This story by Timm Herdt appeared Aug. 24, 2010 in the Ventura County Star.
Here’s a little piece of information that will probably surprise you if all you know about public employee pensions is what you’ve picked up from recent political rhetoric: Among the 492,000 retired government workers receiving checks from the state’s Public Employees’ Retirement System, the average monthly benefit is $2,188, and 78 percent receive $3,000 a month or less.
And here’s more little-known information that somehow has been absent from the political dialogue: Among all workers, the percentage covered by pensions has fallen by half over the last 30 years, to 20 percent.
During the same period, of course, there was a concurrent increase in the percentage of workers covered by 401(k) and other defined-contribution retirement plans.

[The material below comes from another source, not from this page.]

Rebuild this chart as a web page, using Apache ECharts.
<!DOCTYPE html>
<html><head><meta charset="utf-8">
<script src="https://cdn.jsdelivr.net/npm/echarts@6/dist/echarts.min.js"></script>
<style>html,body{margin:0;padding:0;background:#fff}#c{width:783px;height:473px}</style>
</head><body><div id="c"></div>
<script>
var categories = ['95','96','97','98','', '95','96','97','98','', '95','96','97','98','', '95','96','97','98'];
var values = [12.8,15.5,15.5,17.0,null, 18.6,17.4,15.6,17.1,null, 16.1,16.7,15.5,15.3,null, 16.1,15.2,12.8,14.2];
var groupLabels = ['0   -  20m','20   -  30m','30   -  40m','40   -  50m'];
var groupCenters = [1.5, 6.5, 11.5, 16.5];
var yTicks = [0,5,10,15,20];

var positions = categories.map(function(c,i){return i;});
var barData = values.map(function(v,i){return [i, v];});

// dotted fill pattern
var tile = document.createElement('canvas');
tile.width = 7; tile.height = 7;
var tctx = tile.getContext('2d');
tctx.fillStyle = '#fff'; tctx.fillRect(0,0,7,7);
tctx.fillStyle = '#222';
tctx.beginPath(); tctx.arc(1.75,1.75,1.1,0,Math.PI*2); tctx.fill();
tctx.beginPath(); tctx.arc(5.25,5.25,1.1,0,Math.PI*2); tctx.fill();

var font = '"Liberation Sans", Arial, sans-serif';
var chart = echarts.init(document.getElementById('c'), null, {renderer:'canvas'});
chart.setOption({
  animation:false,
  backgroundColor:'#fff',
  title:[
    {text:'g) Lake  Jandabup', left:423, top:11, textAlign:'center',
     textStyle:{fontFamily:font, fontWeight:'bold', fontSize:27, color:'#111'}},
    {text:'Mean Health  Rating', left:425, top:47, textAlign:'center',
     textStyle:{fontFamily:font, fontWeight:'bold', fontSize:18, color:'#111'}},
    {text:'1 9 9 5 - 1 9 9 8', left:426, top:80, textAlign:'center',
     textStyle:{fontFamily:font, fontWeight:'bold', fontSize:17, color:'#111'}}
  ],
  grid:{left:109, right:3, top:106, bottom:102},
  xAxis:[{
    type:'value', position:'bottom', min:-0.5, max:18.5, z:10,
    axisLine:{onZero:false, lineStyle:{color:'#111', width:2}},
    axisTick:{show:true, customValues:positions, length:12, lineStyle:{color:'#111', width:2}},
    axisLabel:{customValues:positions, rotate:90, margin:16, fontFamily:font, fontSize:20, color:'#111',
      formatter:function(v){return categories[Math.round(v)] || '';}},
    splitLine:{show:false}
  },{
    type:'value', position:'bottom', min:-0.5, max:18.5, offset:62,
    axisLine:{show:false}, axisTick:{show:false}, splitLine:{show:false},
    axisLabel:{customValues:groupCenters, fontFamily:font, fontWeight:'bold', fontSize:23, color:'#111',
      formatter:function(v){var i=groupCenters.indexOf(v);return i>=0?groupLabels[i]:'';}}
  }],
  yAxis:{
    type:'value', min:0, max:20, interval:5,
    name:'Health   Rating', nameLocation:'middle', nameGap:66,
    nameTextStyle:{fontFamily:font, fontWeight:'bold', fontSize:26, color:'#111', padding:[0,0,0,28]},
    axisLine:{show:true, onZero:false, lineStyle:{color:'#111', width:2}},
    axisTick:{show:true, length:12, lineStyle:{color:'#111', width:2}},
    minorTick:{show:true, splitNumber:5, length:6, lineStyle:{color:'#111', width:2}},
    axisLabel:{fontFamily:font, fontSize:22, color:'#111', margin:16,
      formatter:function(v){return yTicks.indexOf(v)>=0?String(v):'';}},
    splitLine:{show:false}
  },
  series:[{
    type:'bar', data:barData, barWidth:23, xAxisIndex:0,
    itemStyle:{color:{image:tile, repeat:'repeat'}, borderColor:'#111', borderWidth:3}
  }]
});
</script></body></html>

For the majority of workers, the end result has been negative. “The decline in defined-benefit benefits is greater than the increase in income from defined-contribution accounts,” the Social Security Administration concluded in a recent study.

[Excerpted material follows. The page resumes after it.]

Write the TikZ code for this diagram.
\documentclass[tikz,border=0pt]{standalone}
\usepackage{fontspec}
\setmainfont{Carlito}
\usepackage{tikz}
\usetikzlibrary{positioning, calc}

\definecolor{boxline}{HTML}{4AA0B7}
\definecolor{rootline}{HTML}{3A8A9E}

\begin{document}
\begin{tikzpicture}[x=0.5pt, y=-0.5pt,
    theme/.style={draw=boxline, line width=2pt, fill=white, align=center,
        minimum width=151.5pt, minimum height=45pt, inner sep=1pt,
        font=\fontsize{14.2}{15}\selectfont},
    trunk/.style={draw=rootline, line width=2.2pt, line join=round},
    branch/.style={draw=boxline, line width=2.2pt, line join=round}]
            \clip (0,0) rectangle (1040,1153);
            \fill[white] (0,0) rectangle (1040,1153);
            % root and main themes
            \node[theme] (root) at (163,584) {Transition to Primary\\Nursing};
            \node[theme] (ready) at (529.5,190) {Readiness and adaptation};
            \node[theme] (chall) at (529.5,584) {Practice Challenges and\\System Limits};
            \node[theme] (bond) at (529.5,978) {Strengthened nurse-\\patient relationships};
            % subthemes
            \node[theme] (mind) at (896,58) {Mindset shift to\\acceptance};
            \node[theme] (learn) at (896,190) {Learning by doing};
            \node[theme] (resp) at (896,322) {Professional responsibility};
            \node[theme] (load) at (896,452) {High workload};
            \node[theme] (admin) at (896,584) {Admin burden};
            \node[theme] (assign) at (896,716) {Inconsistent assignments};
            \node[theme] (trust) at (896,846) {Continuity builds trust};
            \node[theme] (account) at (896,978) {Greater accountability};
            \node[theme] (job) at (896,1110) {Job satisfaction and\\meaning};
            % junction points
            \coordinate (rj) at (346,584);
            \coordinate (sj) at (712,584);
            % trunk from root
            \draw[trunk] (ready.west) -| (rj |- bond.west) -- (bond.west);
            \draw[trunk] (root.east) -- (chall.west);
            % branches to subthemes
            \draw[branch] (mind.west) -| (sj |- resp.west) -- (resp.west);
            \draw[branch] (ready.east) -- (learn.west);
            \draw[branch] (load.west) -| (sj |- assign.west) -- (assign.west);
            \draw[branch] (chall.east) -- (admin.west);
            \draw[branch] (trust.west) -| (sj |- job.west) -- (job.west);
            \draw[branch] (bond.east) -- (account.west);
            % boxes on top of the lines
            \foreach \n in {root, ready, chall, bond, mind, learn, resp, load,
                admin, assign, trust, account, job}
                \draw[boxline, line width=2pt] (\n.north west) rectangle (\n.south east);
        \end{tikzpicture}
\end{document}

In a 2007 study — before a stock market crash stripped most 401(k) accounts of 20 percent to 30 percent of their value — the Congressional Research Service determined that the median retirement account balance of households headed by individuals ages 55-64 was $100,000. If converted to an annuity upon retirement, that would produce a monthly income of about $700.
Bottom line: Since even a very modest pension (1 percent of salary times years of service) would have produced a $1,250 per month benefit for a $50,000-a-year worker after 30 years of service, workers would have been much better off with a pension than with a 401(k).
But even those with 401(k)’s are in a privileged group. An estimated 43 percent of California workers are employed in jobs that offer no retirement benefits at all. That being the case, about 40 percent of today’s about-to-retire baby boomers will have to rely on Social Security checks, which average $1,081 a month in California, for more than 90 percent of their retirement incomes.
“I think we have a looming retirement crisis in the United States,” says Sanford Jacoby, a professor of management and public policy at UCLA’s Anderson School of Management. “The writing is on the wall. And since the financial crisis, things have gone from bad to worse.”
I spoke with Jacoby this week after reading an Op-Ed essay of his published last week in the Sacramento Bee. In it, he challenged the argument that “overly generous benefits negotiated by the state’s public employee unions” are the cause of California’s budget problems.
He noted that California’s public pension fund is better positioned to meet its obligations than those in most other states, that among the states in the worst shape are those with very low public-sector unionization rates, and that the stock market crash in 2009 “walloped” all pension funds.
Jacoby expressed support for some common-sense changes in public pensions, such as closing loopholes that allow some people to collect more than 90 percent of their pre-retirement wages, limiting multiple pensions and forbidding public agencies from taking a contribution holiday during good times, as California did during the stock market bubble.
But most important, he wrote, is that Californians focus on the bigger picture of retirement security.
“People look at public employees and there is a certain amount of envy,” he told me. “There are folks out there stoking the fires of envy, hoping to fuel the politics of resentment. It’s not going to solve the wider problem.”
While there are things that public agencies and their unions can and should do to curb too-lavish pensions for top managers and high-wage workers, it makes no sense for the public to begrudge the $2,200-a-month pensions of retired school bus drivers, DMV clerks and city maintenance workers.
The massive move away from guaranteed benefits in favor of individual investment accounts has been a boon to Wall Street, but a bust for most private-sector workers.
A large-scale return to private-sector pensions is not only unlikely, but also unwise, given that they can’t be transferred from job to job in today’s mobile and fast-changing workplace.
It’s time to think about a third way, such as mandatory retirement accounts run by Social Security that would guarantee a modest investment return.
For the generation of workers over 40 or 45, it may already be too late.
“One of the things that motivated Social Security is that in those days there was considerable indigence among the elderly. That was a serious problem,” Jacoby said. “Today, many people have no savings, or very small savings, and no pension. In some ways, it’s a little bit of back to the future.”
Timm Herdt is chief of The Star state bureau.